Additionally one thing that data collectors have done to help build more data sets is use some sort of signifier to indicate if a chance is an extremely good one. Recognizing that nothing in the data set will distinguish particularly good chances from similar looking but mediocre ones, data collection leaned on creating a label that let everybody know “HEY! LOOK OVER HERE! THIS CHANCE WAS REALLY GOOD!” Tautologically, knowing that a chance was good helps xG models determine if a chance was good. It’s also a bit of outside information being slipped into recorded data. Big chances aren’t a depiction of what’s going on on the pitch, rather they’re a tiny bit of analysis used to supplement it, a recognition, and attempt to compensate for, the necessarily incomplete data.

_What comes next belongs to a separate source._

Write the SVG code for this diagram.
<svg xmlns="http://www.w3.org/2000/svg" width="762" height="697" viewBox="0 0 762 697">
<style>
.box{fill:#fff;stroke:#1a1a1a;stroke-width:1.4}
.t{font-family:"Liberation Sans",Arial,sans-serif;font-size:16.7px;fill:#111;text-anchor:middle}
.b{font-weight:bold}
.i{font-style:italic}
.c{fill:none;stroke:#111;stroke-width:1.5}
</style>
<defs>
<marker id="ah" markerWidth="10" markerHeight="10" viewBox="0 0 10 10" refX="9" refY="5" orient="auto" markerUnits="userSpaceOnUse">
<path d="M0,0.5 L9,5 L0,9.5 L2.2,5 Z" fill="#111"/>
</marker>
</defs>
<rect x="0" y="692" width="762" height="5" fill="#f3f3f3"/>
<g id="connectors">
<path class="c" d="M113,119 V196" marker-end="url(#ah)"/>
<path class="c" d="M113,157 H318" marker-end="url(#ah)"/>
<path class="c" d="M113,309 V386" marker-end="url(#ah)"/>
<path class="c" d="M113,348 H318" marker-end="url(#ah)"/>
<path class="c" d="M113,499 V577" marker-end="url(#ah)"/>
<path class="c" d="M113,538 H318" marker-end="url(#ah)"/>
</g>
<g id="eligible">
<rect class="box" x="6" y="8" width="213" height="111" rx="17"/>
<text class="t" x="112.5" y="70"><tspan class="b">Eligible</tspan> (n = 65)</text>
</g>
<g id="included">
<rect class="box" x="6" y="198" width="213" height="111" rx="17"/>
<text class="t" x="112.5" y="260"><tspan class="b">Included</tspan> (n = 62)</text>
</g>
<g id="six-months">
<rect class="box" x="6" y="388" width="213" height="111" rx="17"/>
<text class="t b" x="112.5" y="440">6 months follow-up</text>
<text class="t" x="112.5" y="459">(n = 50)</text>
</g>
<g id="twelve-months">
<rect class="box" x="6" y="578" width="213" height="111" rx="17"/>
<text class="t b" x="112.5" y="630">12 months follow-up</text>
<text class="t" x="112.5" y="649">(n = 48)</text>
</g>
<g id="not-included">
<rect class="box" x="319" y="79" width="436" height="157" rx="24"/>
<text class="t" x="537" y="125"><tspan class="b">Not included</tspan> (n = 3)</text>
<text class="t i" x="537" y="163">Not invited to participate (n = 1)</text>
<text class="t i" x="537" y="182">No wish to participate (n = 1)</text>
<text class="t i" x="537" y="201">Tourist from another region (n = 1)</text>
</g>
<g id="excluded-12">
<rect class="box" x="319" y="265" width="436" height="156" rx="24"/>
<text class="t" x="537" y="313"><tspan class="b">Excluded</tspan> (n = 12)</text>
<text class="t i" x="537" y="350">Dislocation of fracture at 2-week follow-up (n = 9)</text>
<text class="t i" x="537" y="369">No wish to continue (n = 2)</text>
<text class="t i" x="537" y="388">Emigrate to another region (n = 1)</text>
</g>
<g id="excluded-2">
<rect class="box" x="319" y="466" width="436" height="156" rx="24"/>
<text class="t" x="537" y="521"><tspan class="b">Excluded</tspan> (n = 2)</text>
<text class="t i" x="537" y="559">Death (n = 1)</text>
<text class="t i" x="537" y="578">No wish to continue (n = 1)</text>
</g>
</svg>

StatsBomb isn’t doing that.
Rather than use a big chance moniker, StatsBomb is trying to do a better job including more information about every single chance created. To that end, StatsBomb data, as Ted Knutson talked about in his presentation at the launch event, records all sorts of stuff. One big difference is defensive positioning. Any defender on screen when a shot gets taken gets recorded. The same is true of keeper positioning and shot velocity. All of these are additional pieces of information that help illuminate what’s going on on the pitch.

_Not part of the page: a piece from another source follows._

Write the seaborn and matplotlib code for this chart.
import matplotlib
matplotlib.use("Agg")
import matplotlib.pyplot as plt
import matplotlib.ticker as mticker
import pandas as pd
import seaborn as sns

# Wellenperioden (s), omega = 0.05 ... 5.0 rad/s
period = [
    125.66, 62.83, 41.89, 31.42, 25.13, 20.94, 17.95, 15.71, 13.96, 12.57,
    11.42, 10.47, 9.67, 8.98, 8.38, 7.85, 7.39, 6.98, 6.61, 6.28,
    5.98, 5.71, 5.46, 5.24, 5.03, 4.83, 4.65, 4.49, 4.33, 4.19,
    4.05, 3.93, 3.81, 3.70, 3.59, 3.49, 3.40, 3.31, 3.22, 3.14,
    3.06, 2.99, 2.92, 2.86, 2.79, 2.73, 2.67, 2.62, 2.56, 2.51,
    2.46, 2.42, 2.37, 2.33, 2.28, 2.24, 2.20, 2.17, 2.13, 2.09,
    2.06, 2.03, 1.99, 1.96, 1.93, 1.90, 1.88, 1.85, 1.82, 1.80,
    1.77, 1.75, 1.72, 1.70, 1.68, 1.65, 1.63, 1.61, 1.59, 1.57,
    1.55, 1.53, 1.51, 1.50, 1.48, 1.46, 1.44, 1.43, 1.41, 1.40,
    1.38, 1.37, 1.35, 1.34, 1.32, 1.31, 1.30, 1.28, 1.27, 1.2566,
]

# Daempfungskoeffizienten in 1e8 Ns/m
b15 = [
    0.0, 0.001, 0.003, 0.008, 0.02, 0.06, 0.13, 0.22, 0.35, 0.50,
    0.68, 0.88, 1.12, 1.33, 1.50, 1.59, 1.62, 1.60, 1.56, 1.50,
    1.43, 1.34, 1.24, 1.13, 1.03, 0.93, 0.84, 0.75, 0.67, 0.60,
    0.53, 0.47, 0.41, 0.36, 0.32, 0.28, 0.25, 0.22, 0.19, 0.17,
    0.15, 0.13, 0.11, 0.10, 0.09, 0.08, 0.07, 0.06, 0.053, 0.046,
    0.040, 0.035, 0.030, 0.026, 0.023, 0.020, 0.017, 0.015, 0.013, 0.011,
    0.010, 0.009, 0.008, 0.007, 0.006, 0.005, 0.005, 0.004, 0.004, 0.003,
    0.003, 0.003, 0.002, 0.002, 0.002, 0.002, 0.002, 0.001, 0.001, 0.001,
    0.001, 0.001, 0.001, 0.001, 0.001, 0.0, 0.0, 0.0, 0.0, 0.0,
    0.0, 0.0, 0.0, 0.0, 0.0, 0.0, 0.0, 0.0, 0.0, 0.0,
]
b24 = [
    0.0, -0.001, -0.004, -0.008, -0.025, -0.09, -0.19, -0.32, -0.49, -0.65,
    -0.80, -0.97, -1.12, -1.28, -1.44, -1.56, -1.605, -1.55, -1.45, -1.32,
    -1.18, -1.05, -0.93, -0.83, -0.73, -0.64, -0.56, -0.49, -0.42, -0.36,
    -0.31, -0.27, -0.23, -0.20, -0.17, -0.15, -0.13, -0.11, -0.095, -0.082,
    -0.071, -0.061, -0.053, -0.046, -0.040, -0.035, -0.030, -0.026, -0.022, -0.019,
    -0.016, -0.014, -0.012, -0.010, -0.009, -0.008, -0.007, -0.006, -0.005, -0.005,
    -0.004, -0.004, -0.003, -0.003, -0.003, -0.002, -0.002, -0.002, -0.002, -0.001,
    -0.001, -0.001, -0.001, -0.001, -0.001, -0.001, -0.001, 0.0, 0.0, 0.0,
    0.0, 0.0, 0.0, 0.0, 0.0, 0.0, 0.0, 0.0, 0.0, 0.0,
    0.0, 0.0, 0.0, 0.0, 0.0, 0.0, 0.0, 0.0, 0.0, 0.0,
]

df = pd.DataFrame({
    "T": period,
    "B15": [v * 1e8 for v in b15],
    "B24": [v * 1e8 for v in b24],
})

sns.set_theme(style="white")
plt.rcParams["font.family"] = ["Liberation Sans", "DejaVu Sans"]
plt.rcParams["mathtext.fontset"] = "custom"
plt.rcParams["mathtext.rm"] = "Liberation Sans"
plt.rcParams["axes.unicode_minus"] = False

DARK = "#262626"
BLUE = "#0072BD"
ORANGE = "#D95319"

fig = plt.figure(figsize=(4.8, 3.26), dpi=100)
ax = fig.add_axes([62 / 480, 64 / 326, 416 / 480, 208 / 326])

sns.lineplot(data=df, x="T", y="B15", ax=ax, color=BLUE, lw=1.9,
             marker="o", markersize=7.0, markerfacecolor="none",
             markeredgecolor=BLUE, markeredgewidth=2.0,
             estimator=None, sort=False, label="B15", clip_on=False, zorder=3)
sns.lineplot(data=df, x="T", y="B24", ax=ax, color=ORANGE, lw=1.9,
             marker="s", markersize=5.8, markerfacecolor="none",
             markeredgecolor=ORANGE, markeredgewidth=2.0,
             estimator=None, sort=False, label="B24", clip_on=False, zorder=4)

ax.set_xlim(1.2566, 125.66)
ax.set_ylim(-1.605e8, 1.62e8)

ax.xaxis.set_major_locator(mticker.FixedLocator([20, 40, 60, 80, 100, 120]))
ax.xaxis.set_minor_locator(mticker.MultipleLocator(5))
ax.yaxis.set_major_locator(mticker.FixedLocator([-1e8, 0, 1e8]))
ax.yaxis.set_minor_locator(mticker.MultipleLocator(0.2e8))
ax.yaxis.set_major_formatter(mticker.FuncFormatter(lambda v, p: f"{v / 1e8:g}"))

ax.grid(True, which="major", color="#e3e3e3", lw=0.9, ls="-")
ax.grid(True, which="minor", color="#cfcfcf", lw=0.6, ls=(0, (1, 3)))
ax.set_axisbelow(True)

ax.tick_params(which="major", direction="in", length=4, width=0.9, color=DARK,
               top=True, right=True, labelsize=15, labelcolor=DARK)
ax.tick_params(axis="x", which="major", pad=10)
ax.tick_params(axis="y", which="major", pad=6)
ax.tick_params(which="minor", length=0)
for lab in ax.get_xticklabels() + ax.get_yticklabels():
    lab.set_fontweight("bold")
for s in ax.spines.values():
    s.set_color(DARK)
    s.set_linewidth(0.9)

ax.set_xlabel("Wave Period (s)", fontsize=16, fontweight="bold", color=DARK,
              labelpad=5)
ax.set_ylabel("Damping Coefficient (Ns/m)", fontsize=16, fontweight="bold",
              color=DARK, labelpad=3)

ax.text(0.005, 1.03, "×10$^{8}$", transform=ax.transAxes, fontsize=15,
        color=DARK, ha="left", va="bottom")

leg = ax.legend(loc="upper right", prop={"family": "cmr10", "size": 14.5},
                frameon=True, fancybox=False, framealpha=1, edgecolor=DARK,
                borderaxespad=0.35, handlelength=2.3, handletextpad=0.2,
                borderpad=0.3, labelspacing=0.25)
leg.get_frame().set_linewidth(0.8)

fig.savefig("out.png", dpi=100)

The reason to do this isn’t necessarily because it will make an xG model more predictive (though hopefully once there’s lots of data in, and the testing is done, and the smart people who do the number things are done doing their number things it will), but rather that SBxG (StatsBomb xG, get it? We’re really good at naming things here.) will better describe reality.
Let’s take an example. Back in March, Leicester City hosted Bournemouth. In the 73rd minute, Leicester won a corner. After the ball ricocheted around, Harry Maguire managed to pass it to Kelechi Iheanacho, who had the ball on his right foot directly in front of the goal. Somehow he managed to put it wide. This is a chance it’s easy to rate quite highly. He’s right on top of goal, he’s got it on his foot, he had the ball past to him from nearby instead of reacting to a scramble. All pretty good indicators. Here’s what the shot looks like to a typical xG model. It ranked it 0.93.
Here’s what it looks like to StatsBomb.
And here’s what the play looked like to watch.
Pretty different. Should we do another one?
This one is from Swansea and Jordan Ayew. He scored from just outside the box away against Crystal Palace in late August. Here’s a typical xG evaluation. This particular goal is the little green dot at the top of the box. Seems like a pretty unlikely shot from distance. This xG model gives the shot a 0.06.
Now here’s the SBxG.
And here’s the video.
Seems like keeper location was pretty important for evaluating this shot.
Those two examples are unfair. They’re extreme outliers, situations in which missing information, either on the keeper or on defender location are particularly damaging to a typical xG model’s ability to correctly measure a shot. In the grand scheme of things those shots are the exception, not the norm. Also, in the grand scheme of things those exceptions don’t particularly hurt xG’s ability to do the job for which it was designed.
But, outliers are valuable to coaches. They’re valuable to analysts, and they’re valuable to fans. And they’re valuable to understanding small sample sizes like a single game. It’s pretty clear watching the tape that xG gets that Iheanacho shot wrong. It obviously misses the Ayew one. StatsBomb data picks up on that. Old data showed Bournemouth’s defense breaking down, and somehow avoiding conceding. Our data shows a Bournemouth defense standing strong in a difficult situation. Old data shows Ayew getting lucky from distance, scoring a low percentage shot that coaches would be happy to give up. Our data shows a dreadful defensive mistake.
This data is all new, so we’ve got a long way to go before we can actually make definitive claims about, well about anything really. But, the design is for StatsBomb data to be granular enough to describe chances as accurately as the vague moniker “big chance” while also giving a wealth of descriptive information about shots.
It’s impossible to say for certain what the future of using this data looks like. We simply don’t know how often examples like the ones above occur, or if they occur in measurably consistent ways. It’s possible that at the end of the day all this data doesn’t actually improve overall predictability much, but it improves precision a lot. It’s possible it only improves precision a little, and in obvious situations like the ones above. That is, rather than revealing something new, this data only confirms what close watchers of the game can see. That has value. It certainly has value for coaches looking to evaluate performances, or fans looking to understand what happened.
It’s also possible that as this data becomes more robust, and we have more games and seasons and leagues under our belts, patterns will start to emerge. Perhaps certain teams or players will stand out as doing something that fooled earlier xG models. Maybe the model will pick up on errors in defensive positioning more reliably, or be better able to quantify teams that pack the box. It’s impossible to know until the work gets done. The exciting thing is that now that all this new data is here, there’s finally something to do that work on.
It’s too early to know exactly what goodies this data has in store for more robust xG models. But, it’s definitely time to get excited about finding out.